2. To suggest ways in which our understanding of these works can be deepened by a combination of critical approaches – literary, historical, ideological and biographical.
3. To equip students with general skills in the analysis of literature, including an appreciation of metaphor, characterisation and narrative strategy
Teaching methods
Presentation/exposition by the tutor.
Guided class discussion.
Short class presentations by individual students (approx. 10 minutes).
Whole group practical criticism in class of poems and / or prose extracts.
Feedback from smaller student groups on questions and topics set earlier by the tutor
Group discussion of scenes from film versions on DVD or YouTube of some of the set texts.
Learning outcomes
By the end of the course students will be expected to:
1. give an account of the main features of the content and form of the literary works studied.

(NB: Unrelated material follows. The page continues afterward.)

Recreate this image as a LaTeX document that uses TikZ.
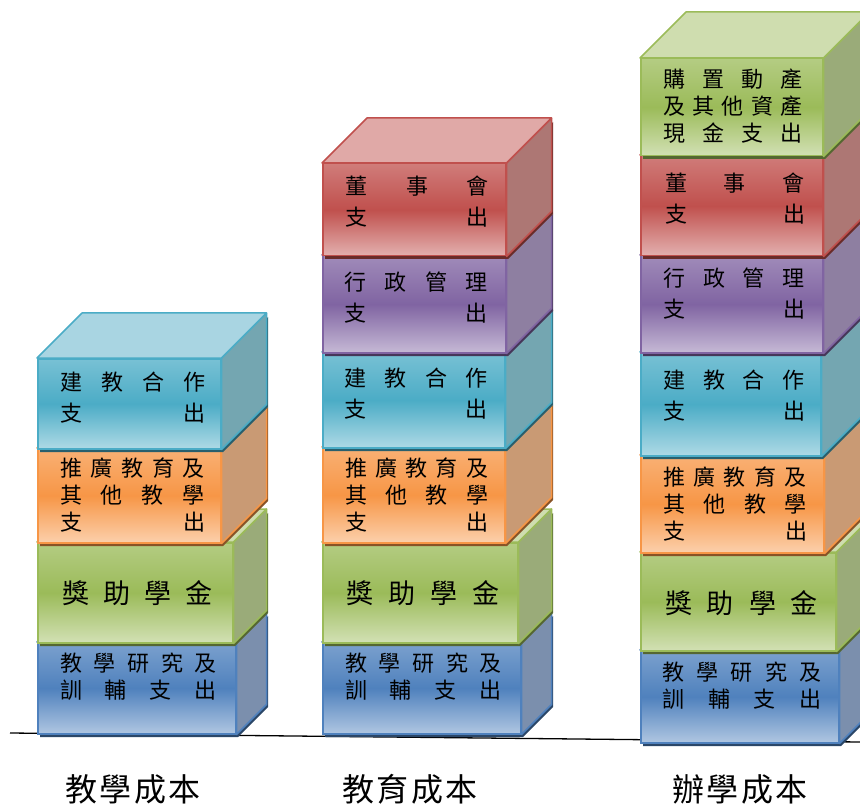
\documentclass[tikz,border=0pt]{standalone}
\usepackage{fontspec}
\newfontfamily\cjk{Noto Sans CJK TC}
\usepackage{xcolor}
\usepackage{tikz}

\definecolor{cBlue}{HTML}{4F81BD}\definecolor{cBlueS}{HTML}{7B8FAD}\definecolor{cBlueT}{HTML}{A7BFDE}
\definecolor{cRed}{HTML}{C0504D}\definecolor{cRedS}{HTML}{AD7774}\definecolor{cRedT}{HTML}{E0A9A7}
\definecolor{cGreen}{HTML}{9BBB59}\definecolor{cGreenS}{HTML}{9AAB79}\definecolor{cGreenT}{HTML}{CFDDAF}
\definecolor{cPurple}{HTML}{8064A2}\definecolor{cPurpleS}{HTML}{8E7FA1}\definecolor{cPurpleT}{HTML}{C0B2D3}
\definecolor{cAqua}{HTML}{4BACC6}\definecolor{cAquaS}{HTML}{74A6B1}\definecolor{cAquaT}{HTML}{A9D5E2}
\definecolor{cOrange}{HTML}{F79646}\definecolor{cOrangeS}{HTML}{C99A74}\definecolor{cOrangeT}{HTML}{FBCBA4}

\tikzset{
	front/.style={draw=#1, line width=1.5pt, top color=#1!75!white, bottom color=#1!45!white, middle color=#1, inner sep=0pt, anchor=north west},
	face/.style={draw=#1, line width=1.5pt, line join=round},
	txt/.style={align=center, inner sep=0pt, font=\cjk\fontsize{22}{31}\selectfont},
	txtthree/.style={txt, font=\cjk\fontsize{22}{27}\selectfont},
	txtbig/.style={txt, font=\cjk\fontsize{27}{30}\selectfont},
	costlbl/.style={inner sep=0pt, font=\cjk\fontsize{32}{34}\selectfont}
}
% name, colour, left, front right, top, bottom, depth
\newcommand{\cube}[7]{%
	\fill[#2!55!black] (#3+3,#5+4) -- (#4+3,#5+4) -- (#4+#7+3,#5-#7+4) -- (#4+#7+3,#6-#7+4) -- (#4+3,#6+4) -- (#3+3,#6+4) -- cycle;
	\node[front=#2, minimum width=#4-#3, minimum height=#6-#5] (#1) at (#3,#5) {};
	\filldraw[face=#2, fill=#2S] (#1.north east) -- ++(#7,-#7) -- ([shift={(#7,-#7)}]#1.south east) -- (#1.south east) -- cycle;
	\filldraw[face=#2, fill=#2T] (#1.north west) -- ++(#7,-#7) -- ([shift={(#7,-#7)}]#1.north east) -- (#1.north east) -- cycle;
}
\newcommand{\sline}[2][145]{\makebox[#1pt]{#2}}

\begin{document}
\begin{tikzpicture}[x=1pt, y=-1pt]
	\useasboundingbox (0,0) rectangle (860,805);
	\clip (0,0) rectangle (860,805);
	\coordinate (gl) at (10,733);
	\coordinate (gr) at (860,742);
	\draw[line width=1.3pt] (gl) -- (gr);

	% 教學成本
	\cube{a1}{cBlue}{37}{235}{642}{733}{30}
	\cube{a2}{cGreen}{37}{232}{542}{642}{33}
	\cube{a3}{cOrange}{37}{220}{448}{542}{45}
	\cube{a4}{cAqua}{37}{220}{358}{448}{45}
	\node[txtthree] (a1t) at (138.5,676.5) {\sline[157]{教\hfill 學\hfill 研\hfill 究\hfill 及}\\ \sline[157]{訓\hfill 輔\hfill 支\hfill 出}};
	\node[txtbig] (a2t) at (137.5,593) {\sline[151]{獎\hfill 助\hfill 學\hfill 金}};
	\node[txtthree] (a3t) at (132.5,494.5) {\sline{推\hfill 廣\hfill 教\hfill 育\hfill 及}\\ \sline{其\hfill 他\hfill 教\hfill 學}\\ \sline{支\hfill 出}};
	\node[txt] (a4t) at (133,397.5) {\sline{建\hfill 教\hfill 合\hfill 作}\\ \sline{支\hfill 出}};

	% 教育成本
	\cube{b1}{cBlue}{322}{520}{642}{733}{30}
	\cube{b2}{cGreen}{322}{517}{542}{642}{33}
	\cube{b3}{cOrange}{322}{504}{447}{542}{46}
	\cube{b4}{cAqua}{322}{504}{352}{447}{46}
	\cube{b5}{cPurple}{322}{505}{255}{352}{45}
	\cube{b6}{cRed}{322}{505}{163}{255}{45}
	\node[txtthree] (b1t) at (423.5,676.5) {\sline[157]{教\hfill 學\hfill 研\hfill 究\hfill 及}\\ \sline[157]{訓\hfill 輔\hfill 支\hfill 出}};
	\node[txtbig] (b2t) at (423,593) {\sline[153]{獎\hfill 助\hfill 學\hfill 金}};
	\node[txtthree] (b3t) at (416.5,495) {\sline[143]{推\hfill 廣\hfill 教\hfill 育\hfill 及}\\ \sline[143]{其\hfill 他\hfill 教\hfill 學}\\ \sline[143]{支\hfill 出}};
	\node[txt] (b4t) at (416,394) {\sline[143]{建\hfill 教\hfill 合\hfill 作}\\ \sline[143]{支\hfill 出}};
	\node[txt] (b5t) at (416,297.5) {\sline[143]{行\hfill 政\hfill 管\hfill 理}\\ \sline[143]{支\hfill 出}};
	\node[txt] (b6t) at (417,201.5) {\sline[143]{董\hfill 事\hfill 會}\\ \sline[143]{支\hfill 出}};

	% 辦學成本
	\cube{c1}{cBlue}{640}{838}{650}{742}{30}
	\cube{c2}{cGreen}{640}{835}{552}{650}{33}
	\cube{c3}{cOrange}{640}{823}{455}{552}{45}
	\cube{c4}{cAqua}{640}{820}{352}{455}{48}
	\cube{c5}{cPurple}{640}{822}{255}{352}{46}
	\cube{c6}{cRed}{640}{822}{155}{255}{46}
	\cube{c7}{cGreen}{640}{822}{58}{155}{46}
	\node[txtthree] (c1t) at (742,686) {\sline[159]{教\hfill 學\hfill 研\hfill 究\hfill 及}\\ \sline[159]{訓\hfill 輔\hfill 支\hfill 出}};
	\node[txtbig] (c2t) at (741.5,603) {\sline[153]{獎\hfill 助\hfill 學\hfill 金}};
	\node[txtthree] (c3t) at (735,504) {\sline[144]{推\hfill 廣\hfill 教\hfill 育\hfill 及}\\ \sline[144]{其\hfill 他\hfill 教\hfill 學}\\ \sline[144]{支\hfill 出}};
	\node[txt] (c4t) at (734,396) {\sline[142]{建\hfill 教\hfill 合\hfill 作}\\ \sline[142]{支\hfill 出}};
	\node[txt] (c5t) at (734,293.5) {\sline[142]{行\hfill 政\hfill 管\hfill 理}\\ \sline[142]{支\hfill 出}};
	\node[txt] (c6t) at (735,199) {\sline[140]{董\hfill 事\hfill 會}\\ \sline[140]{支\hfill 出}};
	\node[txtthree] (c7t) at (733,106) {\sline[140]{購\hfill 置\hfill 動\hfill 產}\\ \sline[140]{及\hfill 其\hfill 他\hfill 資\hfill 產}\\ \sline[140]{現\hfill 金\hfill 支\hfill 出}};

	\node[costlbl] (l1) at (133,789) {\sline[135]{教\hfill 學\hfill 成\hfill 本}};
	\node[costlbl] (l2) at (410,789) {\sline[135]{教\hfill 育\hfill 成\hfill 本}};
	\node[costlbl] (l3) at (740,789) {\sline[135]{辦\hfill 學\hfill 成\hfill 本}};
\end{tikzpicture}
\end{document}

2. demonstrate awareness of the relevant contexts of the works, whether literary, historical, ideological or biographical
3. undertake literary analysis of novels and short stories by discussing features such as narrative technique, characterisation, irony and the use of figurative language.
Assessment methods
Only those students who have registered for assessment and accreditation, in advance of the course start date, can submit coursework/assignments for assessment.
Assessment
You will be set two pieces of work for the course. The first of 500 words is due halfway through your course. This does not count towards your final outcome but preparing for it, and the feedback you are given, will help you prepare for your assessed piece of work of 1,500 words due at the end of the course. The assessed work is marked pass or fail.
Application
How to enrol
Please use the 'Book now' button on this page. Alternatively, please complete an enrolment form.
How to register for accreditation and assessment
To be able to submit coursework and to earn credit (CATS points) for this course, if you wish to do so, you will need to register and pay an additional £60 fee. You can do this by ticking the relevant box at the bottom of the enrolment form or when enrolling online.
Students who do not register for CATS points during the enrolment process will not be able to do so after the course has begun.
If you are enrolled on the Certificate of Higher Education at the Department you need to indicate this on the enrolment form but there is no additional registration fee.
Level and demands
The Department's Weekly Classes are taught at FHEQ Level 4, ie first year undergraduate level, and you will be expected to engage in a significant amount of private study in preparation for the classes. This may take the form, for instance, of reading and analysing set texts, responding to questions or tasks, or preparing work to present in class.